Grundsätzlich gibt es keine zeitliche Begrenzung für die Lagerung in Zolllagern. Die Waren können so lange gelagert werden, bis sie in ein Zollverfahren überführt oder aus dem Zollgebiet ausgeführt werden. Praktische Grenzen ergeben sich durch Lagerkosten und die Haltbarkeit der Waren.

Welche Kosten entstehen bei der Nutzung von Zolllagern?

Die Kosten umfassen Lagergebühren, Versicherungsprämien, Verwaltungskosten und gegebenenfalls Sicherheitsleistungen. Bei öffentlichen Lagern fallen zusätzlich Nutzungsgebühren an. Diese Kosten müssen gegen die eingesparten Zinsen für aufgeschobene Zoll- und Steuerzahlungen abgewogen werden.

Können Waren im Zolllager bearbeitet oder veredelt werden?

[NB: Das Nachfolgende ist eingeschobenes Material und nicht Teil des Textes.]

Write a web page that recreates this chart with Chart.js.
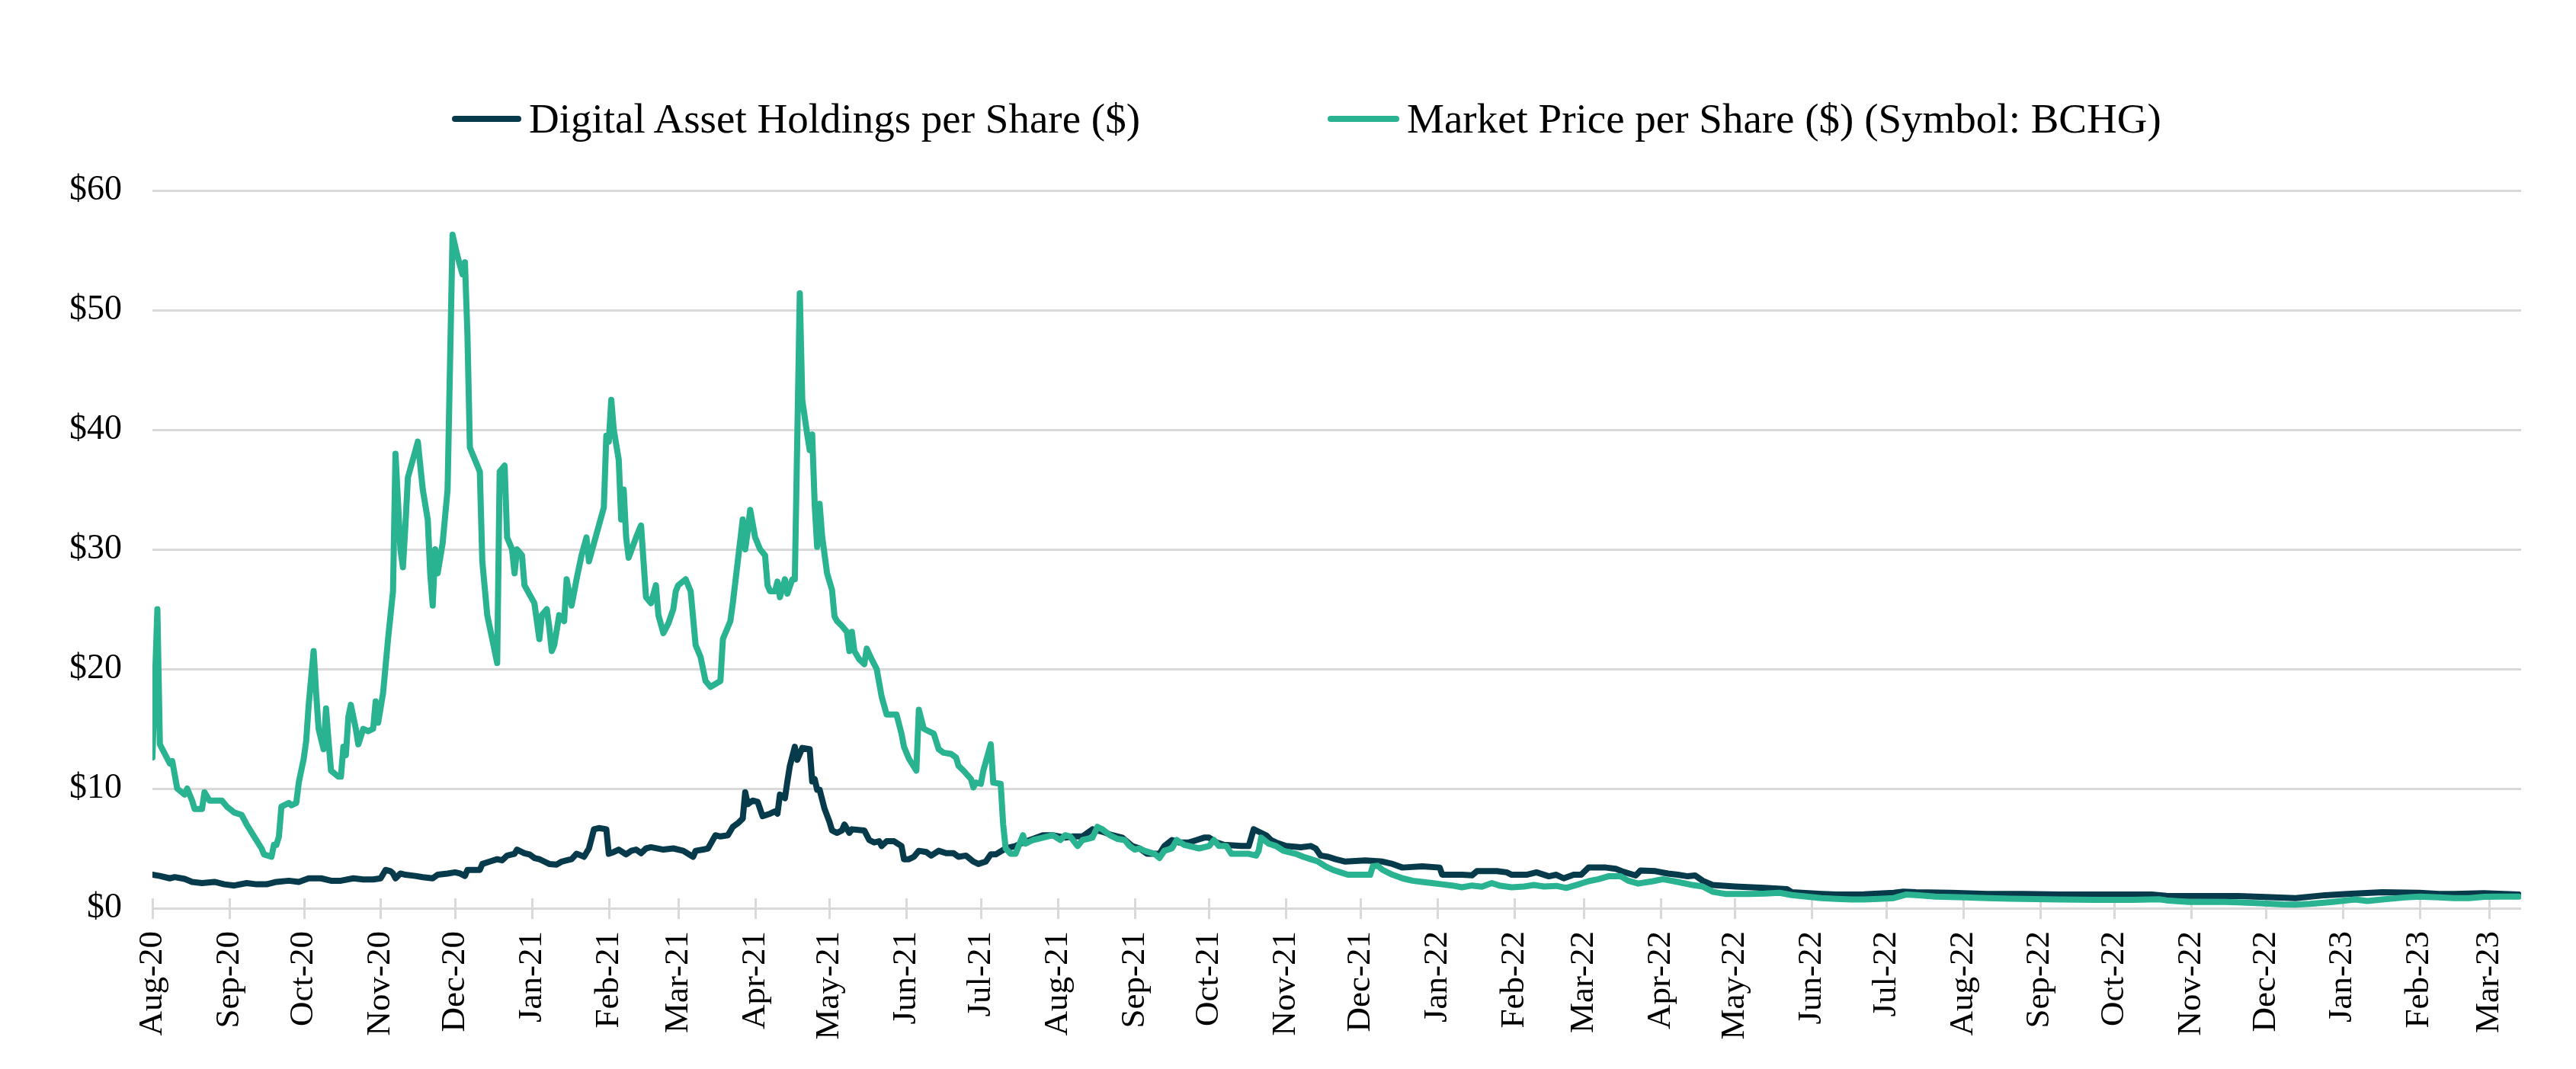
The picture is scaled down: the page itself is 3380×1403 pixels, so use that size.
<!DOCTYPE html>
<html>
<head>
<meta charset="utf-8">
<script src="https://cdn.jsdelivr.net/npm/chart.js@4.4.1/dist/chart.umd.min.js"></script>
<style>
  html, body { margin: 0; padding: 0; background: #ffffff; }
  #wrap { position: relative; width: 3380px; height: 1403px; overflow: hidden; }
  #c { position: absolute; left: 0; top: 0; }
  .lg { position: absolute; top: 125px; height: 61px; display: flex; align-items: center;
        font-family: "Liberation Serif", "Times New Roman", serif; font-size: 55px;
        line-height: 61px; color: #000; white-space: nowrap; }
  .sw { display: inline-block; height: 8px; border-radius: 4px; margin-right: 10px; }
</style>
</head>
<body>
<div id="wrap">
  <canvas id="c" width="3380" height="1403"></canvas>
</div>
<script>
// ---------------- DATA ----------------
// x values are days counted from 1 Aug 2020
const seriesNames = ["Digital Asset Holdings per Share ($)", "Market Price per Share ($) (Symbol: BCHG)"];
const seriesColors = ["#073b4c", "#29b391"];

const tickDays = [0,31,61,92,122,153,184,212,243,273,304,334,365,396,426,457,487,518,549,577,608,638,669,699,730,761,791,822,852,883,914,942];
const tickLabels = ["Aug-20","Sep-20","Oct-20","Nov-20","Dec-20","Jan-21","Feb-21","Mar-21","Apr-21","May-21","Jun-21","Jul-21",
  "Aug-21","Sep-21","Oct-21","Nov-21","Dec-21","Jan-22","Feb-22","Mar-22","Apr-22","May-22","Jun-22","Jul-22",
  "Aug-22","Sep-22","Oct-22","Nov-22","Dec-22","Jan-23","Feb-23","Mar-23"];

const holdingsDays = [
  0,3,7,9,13,16,20,25,29,33,
  38,42,46,50,55,59,63,68,72,76,
  81,85,89,92,94,96,97,98,100,102,
  106,109,113,115,119,122,124,126,127,132,
  133,136,139,141,143,146,147,150,152,154,
  156,158,160,163,165,167,169,171,173,174,
  176,178,180,183,184,186,188,191,193,195,
  197,199,201,206,210,214,218,219,222,224,
  227,229,232,234,236,238,239,240,242,244,
  246,249,251,252,253,255,256,257,259,260,
  262,265,266,267,268,269,271,273,274,276,
  278,279,281,282,287,289,291,293,294,296,
  299,302,303,305,307,309,312,314,317,320,
  323,325,328,331,333,336,338,340,344,348,
  351,355,359,363,368,371,375,379,383,387,
  391,395,398,401,406,408,411,414,418,421,
  424,426,429,432,439,442,444,446,449,451,
  453,457,463,467,469,471,474,477,481,489,
  496,500,504,512,519,520,528,532,534,542,
  546,548,554,558,563,566,569,573,576,579,
  586,590,593,598,600,606,611,615,619,622,
  625,629,638,650,659,661,673,679,690,702,
  706,711,725,740,754,769,783,806,812,841,
  856,864,876,885,899,914,922,928,940,948,
  954
];
const holdingsValues = [
  2.8,2.7,2.5,2.6,2.45,2.2,2.1,2.2,2.0,1.9,
  2.1,2.0,2.0,2.2,2.3,2.2,2.5,2.5,2.3,2.3,
  2.5,2.4,2.4,2.5,3.2,3.1,2.9,2.5,2.9,2.8,
  2.7,2.6,2.5,2.8,2.9,3.0,2.9,2.7,3.2,3.2,
  3.7,3.9,4.1,4.0,4.4,4.55,4.9,4.6,4.5,4.2,
  4.1,3.9,3.7,3.65,3.9,4.0,4.1,4.55,4.4,4.3,
  5.0,6.6,6.7,6.6,4.55,4.7,4.9,4.5,4.8,4.9,
  4.6,5.0,5.1,4.9,5.0,4.8,4.3,4.8,4.9,5.0,
  6.1,6.0,6.1,6.8,7.1,7.5,9.7,8.7,9.0,8.9,
  7.7,7.9,8.1,7.9,9.5,9.2,10.6,11.9,13.5,12.4,
  13.4,13.3,10.6,10.8,9.9,9.9,8.3,7.2,6.5,6.3,
  6.5,7.0,6.3,6.6,6.5,5.7,5.5,5.6,5.2,5.6,
  5.6,5.2,4.1,4.1,4.3,4.8,4.7,4.4,4.8,4.6,
  4.6,4.3,4.4,3.9,3.7,3.9,4.5,4.5,5.0,5.2,
  5.5,5.8,6.1,6.1,5.9,6.0,6.0,6.6,6.4,6.1,
  5.9,5.2,5.0,4.55,4.55,5.2,5.7,5.5,5.5,5.7,
  5.9,5.9,5.5,5.3,5.2,5.2,6.6,6.4,6.1,5.7,
  5.5,5.2,5.1,5.2,5.0,4.4,4.3,4.1,3.9,4.0,
  3.9,3.7,3.4,3.5,3.4,2.8,2.8,2.75,3.1,3.1,
  3.0,2.8,2.8,3.0,2.67,2.8,2.5,2.8,2.8,3.4,
  3.4,3.3,3.05,2.74,3.16,3.1,2.9,2.8,2.67,2.74,
  2.3,1.94,1.82,1.7,1.6,1.33,1.2,1.14,1.17,1.29,
  1.38,1.33,1.29,1.19,1.19,1.14,1.14,1.14,1.04,1.02,
  0.9,0.85,1.09,1.2,1.33,1.29,1.2,1.2,1.26,1.2,
  1.14
];

const marketDays = [
  0,2,3,7,8,10,13,14,16,17,
  20,21,23,28,30,33,36,38,41,44,
  45,48,49,50,51,52,55,56,58,59,
  61,62,63,65,66,67,69,70,71,72,
  75,76,77,78,79,80,82,83,85,87,
  89,90,91,93,95,97,98,100,101,102,
  103,105,107,109,111,112,113,114,115,117,
  119,121,123,125,126,127,128,130,132,133,
  135,137,139,140,142,143,145,146,147,149,
  150,154,156,157,159,160,161,162,164,166,
  167,169,171,173,175,176,178,180,182,183,
  184,185,186,188,189,190,191,192,195,197,
  199,201,203,204,206,208,210,211,212,215,
  217,219,221,223,225,229,230,233,234,236,
  238,239,240,241,243,245,247,248,249,251,
  252,253,255,256,258,259,261,262,264,265,
  266,267,268,269,270,272,274,275,276,278,
  280,281,282,283,285,287,288,290,292,294,
  296,300,302,303,305,308,309,311,315,317,
  319,322,324,325,327,330,331,332,334,335,
  338,339,342,343,344,346,348,351,352,355,
  359,363,366,368,370,373,375,379,381,383,
  386,389,392,394,396,398,400,404,406,408,
  411,413,416,422,426,428,430,433,435,442,
  445,446,447,450,453,456,461,464,467,470,
  473,476,479,482,491,492,494,496,500,504,
  508,512,516,520,524,528,532,536,540,543,
  548,553,557,561,566,570,574,579,583,587,
  592,595,599,605,609,615,621,625,629,634,
  644,650,656,661,667,673,679,685,690,696,
  702,707,711,719,731,740,749,769,783,798,
  809,812,821,835,841,850,859,864,870,879,
  888,893,899,908,914,922,928,934,940,946,
  954
];
const marketValues = [
  12.6,25.0,13.7,12.1,12.3,10.0,9.5,10.0,9.0,8.3,
  8.3,9.7,9.0,9.0,8.5,8.0,7.8,7.0,6.0,5.0,
  4.5,4.3,5.3,5.3,6.0,8.5,8.8,8.6,8.8,10.5,
  12.5,14.0,17.0,21.5,18.0,15.0,13.3,16.7,14.0,11.5,
  11.0,11.0,13.5,12.8,16.0,17.0,15.0,13.7,15.0,14.8,
  15.0,17.3,15.5,18.0,22.5,26.5,38.0,30.0,28.5,32.0,
  36.0,37.5,39.0,35.0,32.5,28.0,25.3,30.0,28.0,30.5,
  35.0,56.3,54.5,53.0,54.0,48.0,38.5,37.5,36.5,29.0,
  24.5,22.5,20.5,36.5,37.0,31.0,30.0,28.0,30.0,29.5,
  27.0,25.5,22.5,24.5,25.0,23.5,21.5,22.0,24.5,24.0,
  27.5,25.3,27.5,29.5,31.0,29.0,30.5,32.0,33.5,39.5,
  39.0,42.5,40.0,37.5,32.5,35.0,31.0,29.3,31.0,32.0,
  26.0,25.5,27.0,24.5,23.0,23.8,25.0,26.5,27.0,27.5,
  26.5,22.0,21.0,19.0,18.5,19.0,22.5,24.0,25.5,29.0,
  32.5,30.0,31.5,33.3,31.0,30.0,29.5,27.0,26.5,26.5,
  27.3,26.0,27.5,26.3,27.5,27.5,51.4,42.5,39.6,38.3,
  39.6,33.8,30.2,33.8,31.1,28.0,26.6,24.4,24.0,23.6,
  23.1,21.5,23.1,21.5,20.8,20.4,21.7,20.8,20.0,17.7,
  16.2,16.2,14.6,13.5,12.5,11.5,16.6,15.0,14.6,13.3,
  13.0,12.9,12.6,11.9,11.5,10.8,10.1,10.5,10.4,11.5,
  13.7,10.5,10.4,7.0,5.0,4.55,4.55,6.1,5.4,5.7,
  5.9,6.1,5.7,6.1,6.0,5.2,5.7,5.9,6.8,6.6,
  6.1,5.8,5.7,5.2,4.9,5.0,4.8,4.55,4.2,4.8,
  5.0,5.7,5.3,5.0,5.2,5.7,5.2,5.2,4.55,4.55,
  4.4,4.8,5.9,5.4,5.2,4.8,4.55,4.3,4.1,3.9,
  3.5,3.2,3.0,2.8,2.8,3.5,3.55,3.2,2.8,2.5,
  2.3,2.2,2.1,2.0,1.9,1.75,1.9,1.8,2.1,1.9,
  1.75,1.82,1.94,1.82,1.87,1.7,1.94,2.26,2.43,2.67,
  2.67,2.3,2.06,2.26,2.43,2.2,1.94,1.82,1.38,1.2,
  1.2,1.23,1.29,1.1,0.97,0.85,0.78,0.73,0.73,0.78,
  0.85,1.14,1.1,0.97,0.9,0.85,0.8,0.73,0.7,0.7,
  0.75,0.66,0.53,0.53,0.49,0.41,0.32,0.3,0.36,0.53,
  0.73,0.6,0.73,0.9,0.97,0.9,0.85,0.85,0.95,0.97,
  0.97
];

// ---------------- LEGEND (HTML text) ----------------
const legendLefts = [593, 1742];
const swatchWidths = [91, 94];
const wrap = document.getElementById('wrap');
seriesNames.forEach((name, i) => {
  const d = document.createElement('div');
  d.className = 'lg';
  d.style.left = legendLefts[i] + 'px';
  const sw = document.createElement('span');
  sw.className = 'sw';
  sw.style.width = swatchWidths[i] + 'px';
  sw.style.background = seriesColors[i];
  const t = document.createElement('span');
  t.textContent = name;
  d.appendChild(sw); d.appendChild(t);
  wrap.appendChild(d);
});

// ---------------- CHART ----------------
const FONT = '"Liberation Serif", "Times New Roman", serif';
const toPoints = (xs, ys) => xs.map((x, i) => ({ x: x, y: ys[i] }));

const tickMarks = {
  id: 'tickMarks',
  beforeDatasetsDraw(chart) {
    const { ctx, scales: { x, y } } = chart;
    const y0 = y.getPixelForValue(0);
    ctx.save();
    ctx.strokeStyle = '#d9d9d9';
    ctx.lineWidth = 3;
    x.ticks.forEach(t => {
      const px = Math.round(x.getPixelForValue(t.value)) + 0.5;
      ctx.beginPath();
      ctx.moveTo(px, y0 - 13);
      ctx.lineTo(px, y0 + 14);
      ctx.stroke();
    });
    ctx.restore();
  }
};

new Chart(document.getElementById('c'), {
  type: 'line',
  data: {
    datasets: [
      {
        label: seriesNames[0],
        data: toPoints(holdingsDays, holdingsValues),
        borderColor: seriesColors[0],
        backgroundColor: seriesColors[0],
        borderWidth: 8, pointRadius: 0, tension: 0,
        borderJoinStyle: 'round', borderCapStyle: 'round',
        order: 2
      },
      {
        label: seriesNames[1],
        data: toPoints(marketDays, marketValues),
        borderColor: seriesColors[1],
        backgroundColor: seriesColors[1],
        borderWidth: 8, pointRadius: 0, tension: 0,
        borderJoinStyle: 'round', borderCapStyle: 'round',
        order: 1
      }
    ]
  },
  options: {
    responsive: false,
    animation: false,
    devicePixelRatio: 1,
    layout: { padding: { top: 250, right: 72, bottom: 0, left: 0 } },
    plugins: { legend: { display: false }, tooltip: { enabled: false } },
    scales: {
      x: {
        type: 'linear',
        min: 0, max: 955,
        afterBuildTicks: s => { s.ticks = tickDays.map(v => ({ value: v })); },
        afterFit: s => { s.height = 211; },
        grid: { display: false, drawTicks: false },
        border: { display: false },
        ticks: {
          autoSkip: false, minRotation: 90, maxRotation: 90, padding: 30,
          color: '#000', font: { family: FONT, size: 45 },
          callback: (v, i) => tickLabels[i]
        }
      },
      y: {
        min: 0, max: 60,
        afterFit: s => { s.width = 200; },
        grid: { color: '#d9d9d9', lineWidth: 3, drawTicks: false },
        border: { display: false },
        ticks: {
          stepSize: 10, padding: 40,
          color: '#000', font: { family: FONT, size: 46 },
          callback: v => '$' + v
        }
      }
    }
  },
  plugins: [tickMarks]
});
</script>
</body>
</html>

Ja, unter bestimmten Voraussetzungen sind übliche Behandlungen zur Erhaltung der Waren, einfache Bearbeitungen und Veredelungen möglich. Dazu gehören Sortieren, Umpacken, Etikettieren oder einfache Montagearbeiten. Umfangreichere Bearbeitungen erfordern spezielle Genehmigungen und können zollrechtliche Konsequenzen haben.